Summer Reading recommended list:

2003
The Big House by George Howe Colt
It would be difficult for a Mishaum person to read this book and not find many deep
similarities between life at the Big House and life on Mishaum.  WASPy traits across the
bay are not that different than ours.   Armed with a depleted trust fund, George Colt describes in
fantastic detail a world like our own.  His descriptions are comforting yet the outcome of the Big
House presents a sobering and sad ending.  This book should certainly be read by all Mishaum.


2002
For Men:
The Race by Tim Zimmerman
Experienced sailor and distant Mishaum cousin Tim Zimmermann brings readers to a maritime marathon that circumnavigates the globe in Maxi Cat sailboats that travel up to 50 mph. Armed with GPS systems and crews of 20, six such ships embarked from Barcelona on New Year's Eve 2000, racing past the equator and through the treacherous Southern Ocean to round Cape Horn and onward to port in Marseilles. Zimmermann keeps up the pace with a rapid play-by-play of the race as its contenders fight doldrums, stomach bland diets and dodge gigantic icebergs and flying fish; he describes how the delicately balanced twin hulls of the maxi-catamarans faced easy damage in severe waves and poor weather. This is one of the best accounts of modern sailboat racing. A sure bet for Mishaum’s maritime racing fans.

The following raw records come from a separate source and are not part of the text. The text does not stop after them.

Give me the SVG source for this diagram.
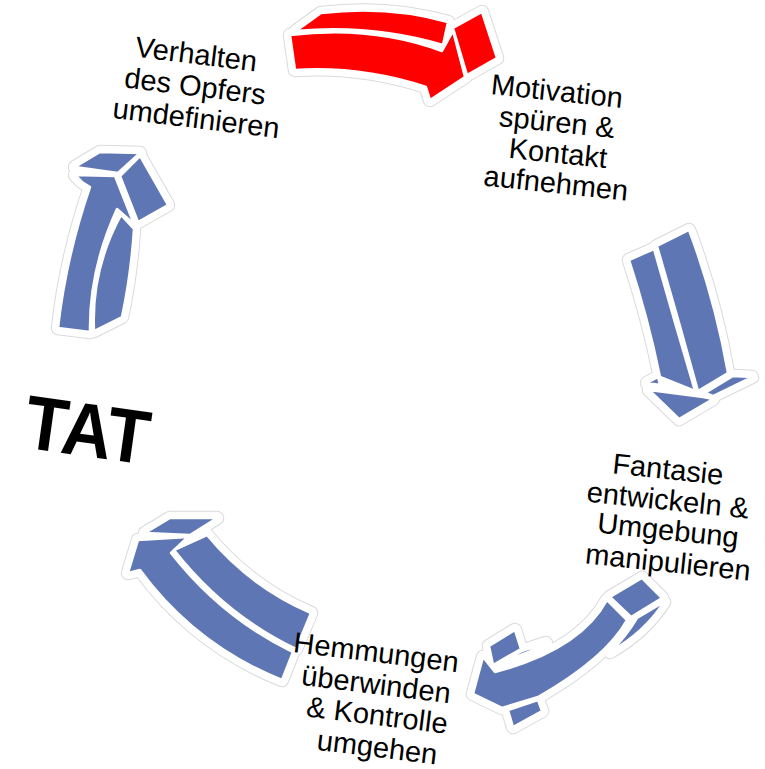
<svg xmlns="http://www.w3.org/2000/svg" xmlns:xlink="http://www.w3.org/1999/xlink" width="765" height="769" viewBox="0 0 765 769">
<style>
.halo{fill:#fff;stroke:#dadada;stroke-width:14.5;stroke-linejoin:round}
.halo2{fill:#fff;stroke:#fff;stroke-width:12.5;stroke-linejoin:round}
.blue{fill:#5e76b3;stroke:#fff;stroke-width:2.5;stroke-linejoin:round}
.red{fill:#ff0000;stroke:#fff;stroke-width:2.5;stroke-linejoin:round}
.lbl{font-family:"Liberation Sans",Arial,sans-serif;font-size:29px;fill:#000;text-anchor:middle}
.tat{font-family:"Liberation Sans",Arial,sans-serif;font-size:76px;font-weight:bold;fill:#000;text-anchor:middle}
</style>
<defs>
<g id="a1">
<path d="M296,31 L321,13 Q388,5 448,22 L443,45 Q372,24 296,31 Z"/>
<path d="M290,35 Q372,25 442,51 L453,31 L465,77 L430,100 L426,87 Q362,66 295,70 Z"/>
<path d="M453,28 L482,12 L497,58 L467,75 Z"/>
</g>
<g id="a2">
<path d="M629,260 L654,249 Q674,320 695,391 L660,377 Q648,318 629,260 Z"/>
<path d="M657,246 L689,230 Q715,299 728,373 L698,391 Q678,318 657,246 Z"/>
<path d="M647,383 L658,377 L660,385 Z"/>
<path d="M705,393 L733,376 L752,377 L713,396 Z"/>
<path d="M649,390 L703,397 L713,399 L679,419 Z"/>
</g>
<g id="a3">
<path d="M610,597 L642,578 L662,598 L631,617 Z"/>
<path d="M637,618 L664,602 Q645,632 610,652 Q625,638 637,618 Z"/>
<path d="M607,600 Q580,650 495,672 L483,657 L473,694 L502,708 L538,697 Q606,658 627,620 Z"/>
<path d="M489,646 L515,630 L521,649 L493,665 Z"/>
<path d="M507,659 L522,651 L546,643 Q528,654 507,659 Z"/>
<path d="M508,710 L538,700 L542,711 L513,727 Z"/>
</g>
<g id="a4">
<path d="M145,533 L170,518 L217,518 L190,535 Z"/>
<path d="M138,540 L188,537 L171,553 Q222,618 293,652 L282,680 Q195,645 140,570 L128,573 Z"/>
<path d="M174,550 L207,535 Q250,587 311,613 L296,649 Q225,615 174,550 Z"/>
</g>
<g id="a5">
<path d="M75,167 L100,152 L140,153 L118,173 Z"/>
<path d="M120,176 L140,156 L168,205 L138,222 Z"/>
<path d="M75,175 L115,176 L134,224 L117,209 Q89,270 90,332 L58,328 Q66,257 90,187 L82,182 Z"/>
<path d="M121,215 L134,229 Q131,275 122,317 L94,331 Q91,270 121,215 Z"/>
</g>
</defs>
<g id="connectors">
<g id="arrow-red"><use xlink:href="#a1" class="halo"/><use xlink:href="#a1" class="halo2"/><use xlink:href="#a1" class="red"/></g>
<g id="arrow-right"><use xlink:href="#a2" class="halo"/><use xlink:href="#a2" class="halo2"/><use xlink:href="#a2" class="blue"/></g>
<g id="arrow-bottom"><use xlink:href="#a3" class="halo"/><use xlink:href="#a3" class="halo2"/><use xlink:href="#a3" class="blue"/></g>
<g id="arrow-bottomleft"><use xlink:href="#a4" class="halo"/><use xlink:href="#a4" class="halo2"/><use xlink:href="#a4" class="blue"/></g>
<g id="arrow-left"><use xlink:href="#a5" class="halo"/><use xlink:href="#a5" class="halo2"/><use xlink:href="#a5" class="blue"/></g>
</g>
<g id="node-verhalten">
<text class="lbl" x="195" y="64" transform="rotate(7 195 64)">Verhalten</text>
<text class="lbl" x="194" y="96" transform="rotate(7 194 96)">des Opfers</text>
<text class="lbl" x="195" y="128" transform="rotate(7 195 128)">umdefinieren</text>
</g>
<g id="node-motivation">
<text class="lbl" x="556" y="101" transform="rotate(6 556 101)">Motivation</text>
<text class="lbl" x="556" y="132" transform="rotate(6 556 132)">spüren &amp;</text>
<text class="lbl" x="557" y="163" transform="rotate(6 557 163)">Kontakt</text>
<text class="lbl" x="555" y="193" transform="rotate(6 555 193)">aufnehmen</text>
</g>
<g id="node-fantasie">
<text class="lbl" x="667" y="479" transform="rotate(6 667 479)">Fantasie</text>
<text class="lbl" x="667" y="510" transform="rotate(6 667 510)">entwickeln &amp;</text>
<text class="lbl" x="667" y="540" transform="rotate(6 667 540)">Umgebung</text>
<text class="lbl" x="667" y="572" transform="rotate(6 667 572)">manipulieren</text>
</g>
<g id="node-hemmungen">
<text class="lbl" x="375" y="662" transform="rotate(7 375 662)">Hemmungen</text>
<text class="lbl" x="375" y="694" transform="rotate(7 375 694)">überwinden</text>
<text class="lbl" x="376" y="725" transform="rotate(7 376 725)">&amp; Kontrolle</text>
<text class="lbl" x="376" y="757" transform="rotate(7 376 757)">umgehen</text>
</g>
<g id="node-tat" transform="translate(84,456) rotate(8)">
<text class="tat" x="0" y="0" textLength="125" lengthAdjust="spacingAndGlyphs">TAT</text>
</g>
</svg>
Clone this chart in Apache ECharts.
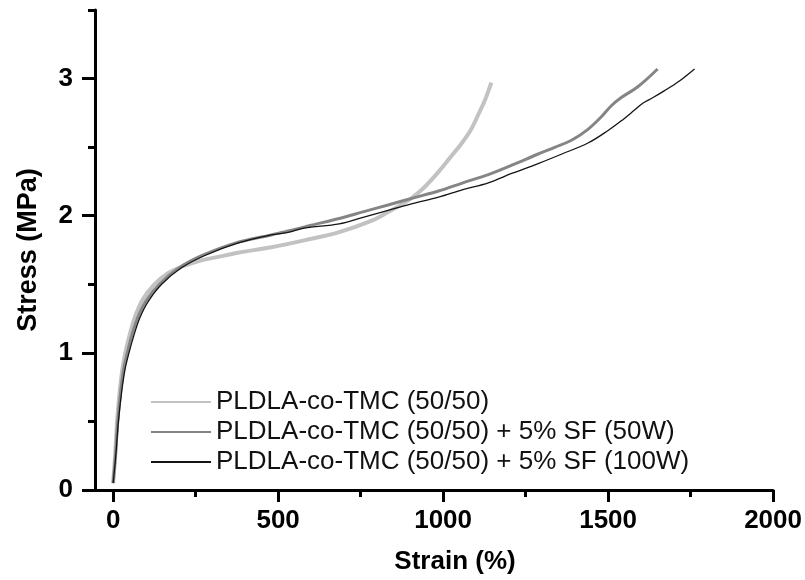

For Ladies (and maybe Jon Flint):
Three Junes by Julia Glass
The artful construction of this seductive novel and the mature, compassionate wisdom permeating it would be impressive for a seasoned writer, but it's all the more remarkable in a debut. This narrative of the McLeod family during three vital summers is rich with implications about the bonds and stresses of kin and friendship, the ache of loneliness and the cautious tendrils of renewal blossoming in unexpected ways. Glass depicts the mysterious twists of fate and cosmic (but unobtrusive) coincidences that bring people together, and the self-doubts and lack of communication that can keep them apart, in three fluidly connected sections in which characters interact over a decade. These people are entirely at home in their beautifully detailed settings Greece, rural Scotland, Greenwich Village and the Hamptons and are fully dimensional in their moments of both frailty and grace. Paul McLeod, the reticent Scots widower introduced in the first section, is the father of Fenno, the central character of the middle section, who is a reserved, self-protective gay bookstore owner in Manhattan; both have dealings with the third section's searching young artist, Fern Olitsky, whose guilt in the wake of her husband's death leaves her longing for and fearful of beginning anew. Other characters are memorably individualistic: an acerbic music critic dying of AIDS, Fenno's emotionally elusive mother, his sibling twins and their wives, and his insouciant lover among them. In this dazzling portrait of family life, Glass establishes her literary credentials with ingenuity and panache and has the Mishaum reader in mind..

For Children:
Whaler Round The Horn by Stephen Meader

This book is out of print but can be found in many libraries.  Any book by Stephen Meader is well worth reading.